Cluss was, indeed, a German immigrant who became a preeminent shaper of Washington in the decades after the Civil War. As the city grew from an ill-equipped town to something resembling a proper metropolis, he built museums, churches, schools, markets, federal office buildings, apartment houses, rowhouses and even a couple of luxurious private homes. He also had a hand in the vast and necessary (and wasteful) overhaul of the city's infrastructure during the notorious 1870s regime of Alexander "Boss" Shepherd.
The exhibition title does leave out, however, the most fascinating biographical fact about Cluss. When he left Germany in 1848 at age 23, Cluss was a member of the tiny Communist League and a fast friend of the league's founder, Karl Marx.
Cluss kept up an active correspondence with Marx during the early 1850s -- at the time, Marx's close colleague Friedrich Engels referred to Cluss as "an invaluable agent." (In a parallel Cluss exhibition in Heilbronn, the architect's birth city in southwestern Germany, he's referred to as the "Red Architect," a punning reference to both his politics and red brick, his favorite building material.)
In retrospect, the transformation of Cluss from ardent, utopian German revolutionary to successful, middle-class American Republican seems almost inevitable. For one thing, there cannot have been much to do for a Communist "agent" in the Washington of the 1850s. For another, as Cluss could clearly anticipate from his vantage point in Washington, the United States was headed toward its own, very different kind of upheaval -- a devastating civil war.

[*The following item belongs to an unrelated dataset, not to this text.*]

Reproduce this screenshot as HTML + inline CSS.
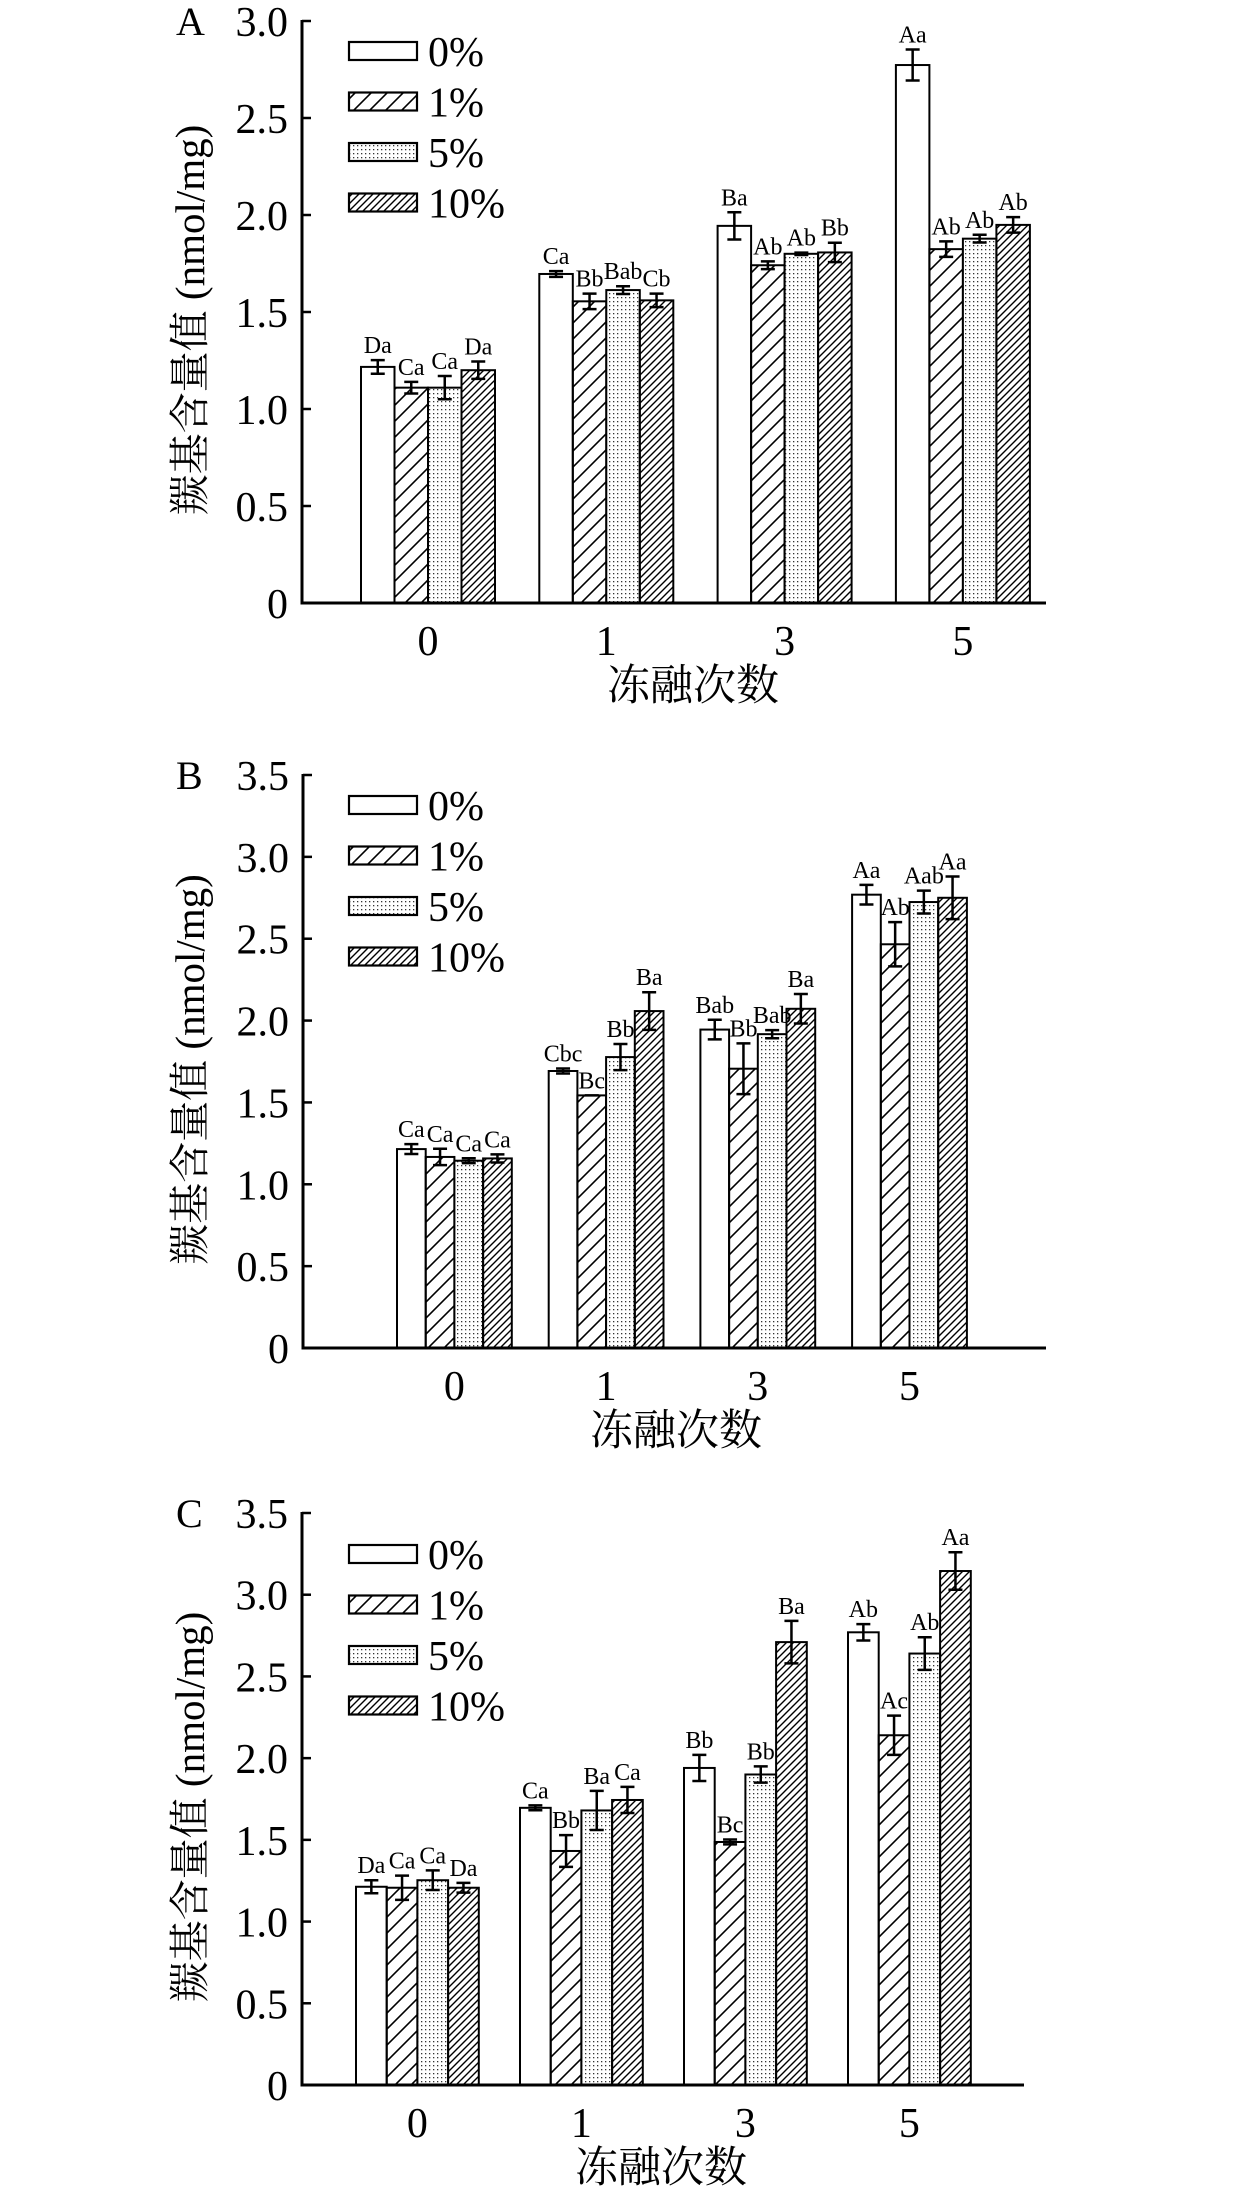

Then, too, a talented young man would have recognized opportunity when it knocked. Washington was going to need buildings as it grew, and the supply of resident architects and engineers was limited. Cluss gained his U.S. citizenship in 1855, developed abolitionist sympathies sometime after that, and helped design cannons for the Navy until 1863. That was about the time he opened his architectural practice (in partnership with fellow immigrant Joseph von Kammerhueber).
One of the gratifying aspects of the Cluss story is that, as a professional, he did not jettison his idealism. His belief in the responsibility of architects to build for the public good is implicit in the great preponderance of public projects among his works. And he remained dedicated to the cause of education of the many, shown in the number and quality of his public schools.
Cluss was an innovator in public school design, and was recognized as such at various national and international convocations of the time. Models of the Franklin School (completed in 1869 and still standing on the southeast corner of 13th and K streets NW) and others drew praise and scrutiny from Philadelphia to Vienna.